>> Begin Data block

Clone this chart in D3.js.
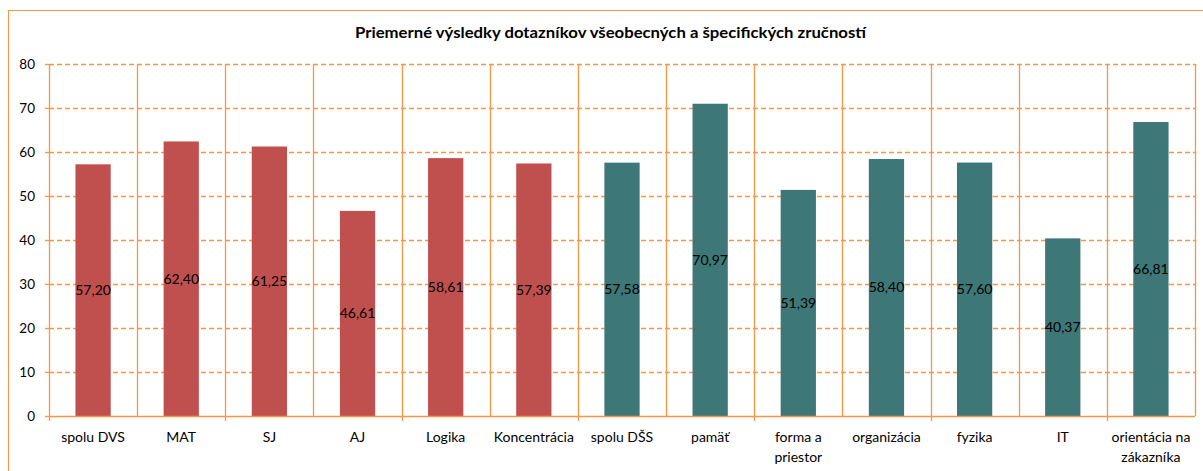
<!DOCTYPE html>
<html>
<head>
<meta charset="utf-8">
<script src="https://cdn.jsdelivr.net/npm/d3@7"></script>
<style>
  body { margin: 0; background: #fff; }
  text { font-family: "Lato", "Open Sans", sans-serif; fill: #000; }
</style>
</head>
<body>
<svg id="chart" width="1203" height="471"></svg>
<script>
const categories = [
  ["spolu DVS"], ["MAT"], ["SJ"], ["AJ"], ["Logika"], ["Koncentrácia"], ["spolu DŠS"],
  ["pamäť"], ["forma a", "priestor"], ["organizácia"], ["fyzika"], ["IT"], ["orientácia na", "zákazníka"]
];
const values = [57.20, 62.40, 61.25, 46.61, 58.61, 57.39, 57.58, 70.97, 51.39, 58.40, 57.60, 40.37, 66.81];
const groups = ["DVS", "DVS", "DVS", "DVS", "DVS", "DVS", "DSS", "DSS", "DSS", "DSS", "DSS", "DSS", "DSS"];
const yTicks = [0, 10, 20, 30, 40, 50, 60, 70, 80];
const title = "Priemerné výsledky dotazníkov všeobecných a špecifických zručností";

const orange = "#F79646";
const colors = { DVS: "#C0504D", DSS: "#3D7778" };

const svg = d3.select("#chart");
const margin = { left: 49, top: 64, right: 8, bottom: 55 };
const width = 1195 - margin.left;
const height = 416 - margin.top;

// outer chart border
svg.append("rect")
  .attr("x", 8.5).attr("y", 10.5)
  .attr("width", 1203).attr("height", 471)
  .attr("fill", "none").attr("stroke", orange).attr("stroke-width", 1);

svg.append("text")
  .attr("x", 610.5).attr("y", 37.5)
  .attr("text-anchor", "middle")
  .attr("textLength", 511).attr("lengthAdjust", "spacingAndGlyphs")
  .style("font-size", "14.5px").style("font-weight", "bold")
  .text(title);

const g = svg.append("g").attr("transform", `translate(${margin.left},${margin.top})`);

const x = d3.scaleBand().domain(d3.range(values.length)).range([0, width]).paddingInner(0).paddingOuter(0);
const y = d3.scaleLinear().domain([0, 80]).range([height, 0]);

// horizontal dashed gridlines
g.selectAll(".hgrid").data(yTicks.filter(d => d > 0)).enter().append("line")
  .attr("x1", 0).attr("x2", width)
  .attr("y1", d => Math.round(y(d)) + 0.5).attr("y2", d => Math.round(y(d)) + 0.5)
  .attr("stroke", orange).attr("stroke-width", 1.3).attr("stroke-dasharray", "5,3");

// vertical category separators
const bounds = d3.range(values.length + 1).map(i => i === values.length ? width : x(i));
g.selectAll(".vgrid").data(bounds).enter().append("line")
  .attr("x1", d => Math.round(d) + 0.5).attr("x2", d => Math.round(d) + 0.5)
  .attr("y1", 0).attr("y2", height)
  .attr("stroke", orange).attr("stroke-width", 1.3);

// y axis
const yAxis = g.append("g").call(d3.axisLeft(y).tickValues(yTicks).tickSize(4).tickPadding(10));
yAxis.select(".domain").remove();
yAxis.selectAll(".tick line").attr("stroke", orange).attr("stroke-width", 1.3);
yAxis.selectAll(".tick text").style("font-size", "13.5px").style("font-family", "Lato, sans-serif");

// bars
g.selectAll(".bar").data(values).enter().append("rect")
  .attr("x", (d, i) => x(i) + x.bandwidth() * 0.3)
  .attr("width", x.bandwidth() * 0.4)
  .attr("y", d => y(d))
  .attr("height", d => height - y(d))
  .attr("fill", (d, i) => colors[groups[i]]);

// value labels centered inside bars
g.selectAll(".val").data(values).enter().append("text")
  .attr("x", (d, i) => x(i) + x.bandwidth() / 2)
  .attr("y", d => (y(d) + height) / 2)
  .attr("dy", "0.35em")
  .attr("text-anchor", "middle")
  .style("font-size", "14px")
  .text(d => d.toFixed(2).replace(".", ","));

// x axis baseline and ticks every second category
g.append("line")
  .attr("x1", 0).attr("x2", width)
  .attr("y1", height + 0.5).attr("y2", height + 0.5)
  .attr("stroke", orange).attr("stroke-width", 1.3);
g.selectAll(".xtick").data(bounds.filter((d, i) => i % 2 === 0)).enter().append("line")
  .attr("x1", d => Math.round(d) + 0.5).attr("x2", d => Math.round(d) + 0.5)
  .attr("y1", height).attr("y2", height + 5)
  .attr("stroke", orange).attr("stroke-width", 1.3);

// category labels
const labels = g.selectAll(".xlab").data(categories).enter().append("text")
  .attr("x", (d, i) => x(i) + x.bandwidth() / 2)
  .attr("y", height + 26)
  .attr("text-anchor", "middle")
  .style("font-size", "14px");
labels.selectAll("tspan").data(d => d).enter().append("tspan")
  .attr("x", function () { return this.parentNode.getAttribute("x"); })
  .attr("dy", (d, i) => i === 0 ? 0 : 20)
  .text(d => d);
</script>
</body>
</html>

>> End Data block

Exercise instructions: Write the lines above out again exactly, without any of their pictures.

Response:
Clone this chart in D3.js.
<!DOCTYPE html>
<html>
<head>
<meta charset="utf-8">
<script src="https://cdn.jsdelivr.net/npm/d3@7"></script>
<style>
  body { margin: 0; background: #fff; }
  text { font-family: "Lato", "Open Sans", sans-serif; fill: #000; }
</style>
</head>
<body>
<svg id="chart" width="1203" height="471"></svg>
<script>
const categories = [
  ["spolu DVS"], ["MAT"], ["SJ"], ["AJ"], ["Logika"], ["Koncentrácia"], ["spolu DŠS"],
  ["pamäť"], ["forma a", "priestor"], ["organizácia"], ["fyzika"], ["IT"], ["orientácia na", "zákazníka"]
];
const values = [57.20, 62.40, 61.25, 46.61, 58.61, 57.39, 57.58, 70.97, 51.39, 58.40, 57.60, 40.37, 66.81];
const groups = ["DVS", "DVS", "DVS", "DVS", "DVS", "DVS", "DSS", "DSS", "DSS", "DSS", "DSS", "DSS", "DSS"];
const yTicks = [0, 10, 20, 30, 40, 50, 60, 70, 80];
const title = "Priemerné výsledky dotazníkov všeobecných a špecifických zručností";

const orange = "#F79646";
const colors = { DVS: "#C0504D", DSS: "#3D7778" };

const svg = d3.select("#chart");
const margin = { left: 49, top: 64, right: 8, bottom: 55 };
const width = 1195 - margin.left;
const height = 416 - margin.top;

// outer chart border
svg.append("rect")
  .attr("x", 8.5).attr("y", 10.5)
  .attr("width", 1203).attr("height", 471)
  .attr("fill", "none").attr("stroke", orange).attr("stroke-width", 1);

svg.append("text")
  .attr("x", 610.5).attr("y", 37.5)
  .attr("text-anchor", "middle")
  .attr("textLength", 511).attr("lengthAdjust", "spacingAndGlyphs")
  .style("font-size", "14.5px").style("font-weight", "bold")
  .text(title);

const g = svg.append("g").attr("transform", `translate(${margin.left},${margin.top})`);

const x = d3.scaleBand().domain(d3.range(values.length)).range([0, width]).paddingInner(0).paddingOuter(0);
const y = d3.scaleLinear().domain([0, 80]).range([height, 0]);

// horizontal dashed gridlines
g.selectAll(".hgrid").data(yTicks.filter(d => d > 0)).enter().append("line")
  .attr("x1", 0).attr("x2", width)
  .attr("y1", d => Math.round(y(d)) + 0.5).attr("y2", d => Math.round(y(d)) + 0.5)
  .attr("stroke", orange).attr("stroke-width", 1.3).attr("stroke-dasharray", "5,3");

// vertical category separators
const bounds = d3.range(values.length + 1).map(i => i === values.length ? width : x(i));
g.selectAll(".vgrid").data(bounds).enter().append("line")
  .attr("x1", d => Math.round(d) + 0.5).attr("x2", d => Math.round(d) + 0.5)
  .attr("y1", 0).attr("y2", height)
  .attr("stroke", orange).attr("stroke-width", 1.3);

// y axis
const yAxis = g.append("g").call(d3.axisLeft(y).tickValues(yTicks).tickSize(4).tickPadding(10));
yAxis.select(".domain").remove();
yAxis.selectAll(".tick line").attr("stroke", orange).attr("stroke-width", 1.3);
yAxis.selectAll(".tick text").style("font-size", "13.5px").style("font-family", "Lato, sans-serif");

// bars
g.selectAll(".bar").data(values).enter().append("rect")
  .attr("x", (d, i) => x(i) + x.bandwidth() * 0.3)
  .attr("width", x.bandwidth() * 0.4)
  .attr("y", d => y(d))
  .attr("height", d => height - y(d))
  .attr("fill", (d, i) => colors[groups[i]]);

// value labels centered inside bars
g.selectAll(".val").data(values).enter().append("text")
  .attr("x", (d, i) => x(i) + x.bandwidth() / 2)
  .attr("y", d => (y(d) + height) / 2)
  .attr("dy", "0.35em")
  .attr("text-anchor", "middle")
  .style("font-size", "14px")
  .text(d => d.toFixed(2).replace(".", ","));

// x axis baseline and ticks every second category
g.append("line")
  .attr("x1", 0).attr("x2", width)
  .attr("y1", height + 0.5).attr("y2", height + 0.5)
  .attr("stroke", orange).attr("stroke-width", 1.3);
g.selectAll(".xtick").data(bounds.filter((d, i) => i % 2 === 0)).enter().append("line")
  .attr("x1", d => Math.round(d) + 0.5).attr("x2", d => Math.round(d) + 0.5)
  .attr("y1", height).attr("y2", height + 5)
  .attr("stroke", orange).attr("stroke-width", 1.3);

// category labels
const labels = g.selectAll(".xlab").data(categories).enter().append("text")
  .attr("x", (d, i) => x(i) + x.bandwidth() / 2)
  .attr("y", height + 26)
  .attr("text-anchor", "middle")
  .style("font-size", "14px");
labels.selectAll("tspan").data(d => d).enter().append("tspan")
  .attr("x", function () { return this.parentNode.getAttribute("x"); })
  .attr("dy", (d, i) => i === 0 ? 0 : 20)
  .text(d => d);
</script>
</body>
</html>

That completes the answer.